“Romanista
ebreo”, con questa scritta accompagnata dall’immagine di Anna Frank con una
maglietta della Roma, i tifosi laziali tappezzavano, circa un mese fa, la curva
romanista dello stadio Olimpico della capitale. L’immediata reazione e la condanna
da parte di una buona fetta di società civile della vergognosa iniziativa
antisemita, vedevano i tifosi responsabili giustificare il gesto come espressione
di “goliardia”. Su questa stessa linea pareva porsi il presidente della Lazio
Lotito che, dopo aver espresso in un primo momento la sua indignazione,
successivamente, intercettato telefonicamente, definiva una “pagliacciata” il suo
maldestro ed ipocrita tentativo di riparare all’accaduto andando alla Sinagoga
per ricordare le vittime della Shoah.
Sinisa
Mihajlovic, attuale allenatore del Torino ed ex giocatore della Lazio,
intervistato sull’accaduto rispondeva con un laconico: “Anna Frank?
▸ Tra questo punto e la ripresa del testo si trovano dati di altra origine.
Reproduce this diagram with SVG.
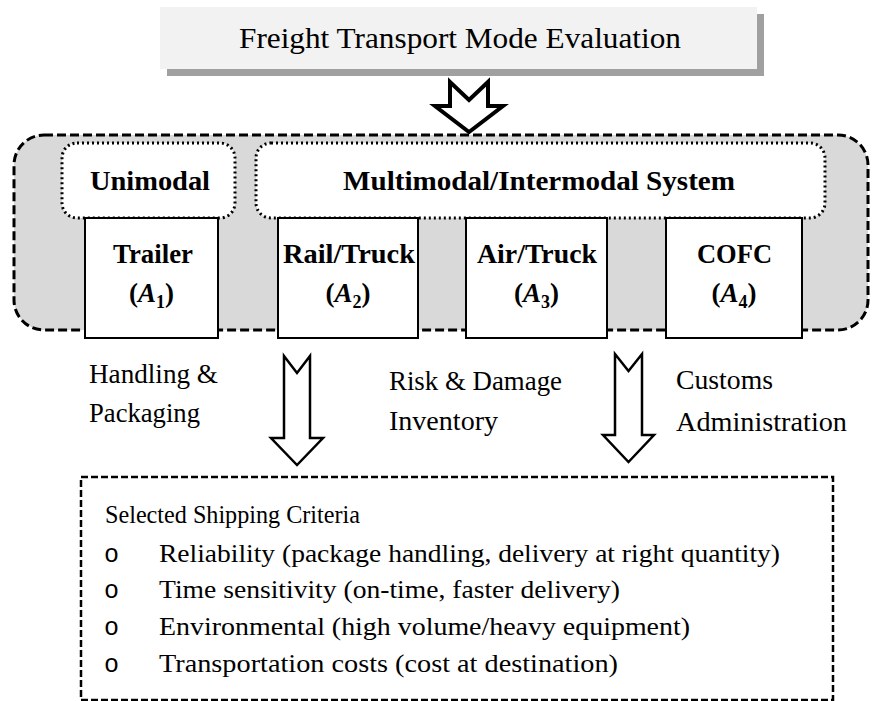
<svg xmlns="http://www.w3.org/2000/svg" width="873" height="701" viewBox="0 0 873 701">
  <style>
    .serif { font-family: "Liberation Serif", "Times New Roman", serif; fill: #000; }
    .title { font-size: 30px; }
    .bold { font-size: 27px; font-weight: bold; }
    .label { font-size: 27px; }
    .crit { font-size: 25px; }
    .bullet { font-family: "Liberation Mono", "Courier New", monospace; font-size: 25px; fill: #000; }
    .dotted { fill: #fff; stroke: #000; stroke-width: 3; stroke-dasharray: 2 3; }
    .alt { fill: #fff; stroke: #000; stroke-width: 2; }
    .hollow { fill: #fff; stroke: #000; stroke-linejoin: miter; }
  </style>
  <rect x="0" y="0" width="873" height="701" fill="#fff"/>

  <g id="title">
    <rect x="167" y="14" width="597" height="62" fill="#a0a0a0"/>
    <rect x="160" y="7" width="597" height="62" fill="#f2f2f2"/>
    <text class="serif title" x="239" y="48" textLength="442" lengthAdjust="spacingAndGlyphs">Freight Transport Mode Evaluation</text>
  </g>

  <g id="system-container">
    <rect x="14" y="135" width="854" height="195" rx="30" ry="30" fill="#d9d9d9" stroke="#000" stroke-width="3" stroke-dasharray="9 4"/>
  </g>

  <g id="unimodal">
    <rect class="dotted" x="62" y="143" width="173" height="75" rx="15" ry="15"/>
    <text class="serif bold" x="90" y="190" textLength="120" lengthAdjust="spacingAndGlyphs">Unimodal</text>
  </g>

  <g id="multimodal">
    <rect class="dotted" x="256" y="143" width="569" height="75" rx="15" ry="15"/>
    <text class="serif bold" x="343" y="190" textLength="392" lengthAdjust="spacingAndGlyphs">Multimodal/Intermodal System</text>
  </g>

  <g id="trailer">
    <rect class="alt" x="85" y="218" width="133" height="120"/>
    <text class="serif bold" x="113" y="263" textLength="80" lengthAdjust="spacingAndGlyphs">Trailer</text>
    <text class="serif bold" x="151.5" y="302" text-anchor="middle">(<tspan font-style="italic">A</tspan><tspan font-size="18" dy="6">1</tspan><tspan dy="-6">)</tspan></text>
  </g>

  <g id="rail-truck">
    <rect class="alt" x="278" y="218" width="140" height="120"/>
    <text class="serif bold" x="283" y="263" textLength="132" lengthAdjust="spacingAndGlyphs">Rail/Truck</text>
    <text class="serif bold" x="348" y="302" text-anchor="middle">(<tspan font-style="italic">A</tspan><tspan font-size="18" dy="6">2</tspan><tspan dy="-6">)</tspan></text>
  </g>

  <g id="air-truck">
    <rect class="alt" x="466" y="218" width="141" height="120"/>
    <text class="serif bold" x="477" y="263" textLength="120" lengthAdjust="spacingAndGlyphs">Air/Truck</text>
    <text class="serif bold" x="536.5" y="302" text-anchor="middle">(<tspan font-style="italic">A</tspan><tspan font-size="18" dy="6">3</tspan><tspan dy="-6">)</tspan></text>
  </g>

  <g id="cofc">
    <rect class="alt" x="666" y="218" width="136" height="120"/>
    <text class="serif bold" x="697" y="263" textLength="75" lengthAdjust="spacingAndGlyphs">COFC</text>
    <text class="serif bold" x="734" y="302" text-anchor="middle">(<tspan font-style="italic">A</tspan><tspan font-size="18" dy="6">4</tspan><tspan dy="-6">)</tspan></text>
  </g>

  <g id="connectors">
    <path class="hollow" stroke-width="4" d="M450,82 L469,100 L488,82 L488,106 L503,106 L469,132 L435,106 L450,106 Z"/>
    <path class="hollow" stroke-width="2.5" d="M284,356 L297,373 L310,356 L310,438 L323,438 L297,465 L271,438 L284,438 Z"/>
    <path class="hollow" stroke-width="2.5" d="M615,354 L628.5,371 L642,354 L642,435 L654,435 L628.5,462 L603,435 L615,435 Z"/>
  </g>

  <g id="label-handling">
    <text class="serif label" x="89" y="383" textLength="129" lengthAdjust="spacingAndGlyphs">Handling &amp;</text>
    <text class="serif label" x="89" y="422" textLength="111" lengthAdjust="spacingAndGlyphs">Packaging</text>
  </g>

  <g id="label-risk">
    <text class="serif label" x="389" y="390" textLength="173" lengthAdjust="spacingAndGlyphs">Risk &amp; Damage</text>
    <text class="serif label" x="389" y="430" textLength="109" lengthAdjust="spacingAndGlyphs">Inventory</text>
  </g>

  <g id="label-customs">
    <text class="serif label" x="676" y="389" textLength="97" lengthAdjust="spacingAndGlyphs">Customs</text>
    <text class="serif label" x="676" y="431" textLength="171" lengthAdjust="spacingAndGlyphs">Administration</text>
  </g>

  <g id="criteria">
    <rect x="81" y="477" width="752" height="223" fill="#fff" stroke="#000" stroke-width="2.5" stroke-dasharray="7 3"/>
    <text class="serif crit" x="105" y="523" textLength="255" lengthAdjust="spacingAndGlyphs">Selected Shipping Criteria</text>
    <text class="bullet" x="104" y="562">o</text>
    <text class="serif crit" x="159" y="562" textLength="621" lengthAdjust="spacingAndGlyphs">Reliability (package handling, delivery at right quantity)</text>
    <text class="bullet" x="104" y="598">o</text>
    <text class="serif crit" x="159" y="598" textLength="461" lengthAdjust="spacingAndGlyphs">Time sensitivity (on-time, faster delivery)</text>
    <text class="bullet" x="104" y="635">o</text>
    <text class="serif crit" x="159" y="635" textLength="531" lengthAdjust="spacingAndGlyphs">Environmental (high volume/heavy equipment)</text>
    <text class="bullet" x="104" y="672">o</text>
    <text class="serif crit" x="159" y="672" textLength="459" lengthAdjust="spacingAndGlyphs">Transportation costs (cost at destination)</text>
  </g>
</svg>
Non so chi
è … sono ignorante in materia”, che il giorno successivo cercava di argomentare
affermando: “penso che non sia così grave non conoscere Anna Frank”.
Pur
non entrando nel merito di questa “reticente” giustificazione, ritengo sia
molto grave non aver condannato i responsabili di un gesto di chiaro carattere
antisemita, che hanno vigliaccamente strumentalizzato la tragica memoria di una
giovane vittima e di uno dei simboli universalmente noti della Shoah.
In
questo caso “Ignorantia non excusat”, principio che vale anche in relazione
alla storia del Torino. Ernő Egri Erbstein, ebreo ungherese, fu, infatti,
l’allenatore che, con il Presidente Ferruccio Novo, contribuì a creare il
Grande Torino, l’undici che dominò il calcio italiano degli anni quaranta e che
ogni tifoso granata ricorda a memoria e con commozione: “Bacigalupo, Ballarin,
Maroso, Grezar, Rigamonti, Castigliano, Menti, Loik, Gabetto, Mazzola, Ossola”.
Erbstein
arrivò al Torino dalla Lucchese (portata dalla serie C al 7° posto in serie A
in tre anni), nella primavera 1938 e allenò la squadra introducendo diverse
innovazioni che avrebbero posto i presupposti per i successi futuri. Nel
gennaio 1939, dopo la promulgazione delle leggi razziali fasciste alcuni mesi
prima, fu costretto a tornare a Budapest con la famiglia, ma il Presidente Novo
continuò a mantenere i contatti con l’allenatore che stimava, sia per aiutarlo
in quel difficile frangente, sia per consultarsi sulla fisionomia della squadra
e sugli acquisti da fare, in particolare quelli di Loik e Mazzola.
Anche
un altro allenatore ebreo ungherese Arpad Weisz, fu costretto ad abbandonare
l’Italia nel 1939, dopo aver vinto uno scudetto con l’Ambrosiana Inter e due
con il Bologna, e lasciandoci quello che forse in Italia è il primo manuale
moderno sul “Gioco del calcio”, scritto nel 1930, con prefazione dell’allenatore
della Nazionale di allora, Vittorio Pozzo. Weisz morirà ad Auschwitz con la
moglie e le due figlie nel 1944. Erbstein ebbe la fortuna di scampare al
genocidio nazista, fuggendo dal campo in cui era stato internato e, dopo la
fine della guerra, il Presidente Novo si adoperò per rintracciarlo e farlo
tornare a Torino in qualità di consulente prima e di direttore tecnico poi. Sotto
la sua supervisione prese corpo la leggenda del Grande Torino, che non si
limitava all’ineguagliabile undici in campo, ma che comprendeva tutto l’assetto
organizzativo della società, dal vivaio ai consulenti e osservatori. Morì
insieme all’indimenticabile squadra nella tragedia aerea di Superga il 4 maggio
1949.
Penso
che di fronte ad ogni forma di antisemitismo al Toro non si dovrebbe poter dire
“Non so”. La condanna dovrebbe risuonare forte chiara e immediata, da parte di
società, allenatore e giocatori granata. Lo impone non solo una cultura di
civiltà, che dovrebbe essere patrimonio comune, ma anche una memoria più intima
che fa parte della nostra storia e che ci fa ancora commuovere nel ricordare Erbstein e il Grande Torino. Per questo ho provato e, dopo un mese in cui ho
atteso invano almeno una dichiarazione riparatoria, provo tuttora un grande
rammarico e una grande vergogna di fronte alle inaccettabili parole dell’attuale
allenatore del Toro e al relativo silenzio della società in cui, oggi, fatico a
riconoscermi come tifoso e sportivo.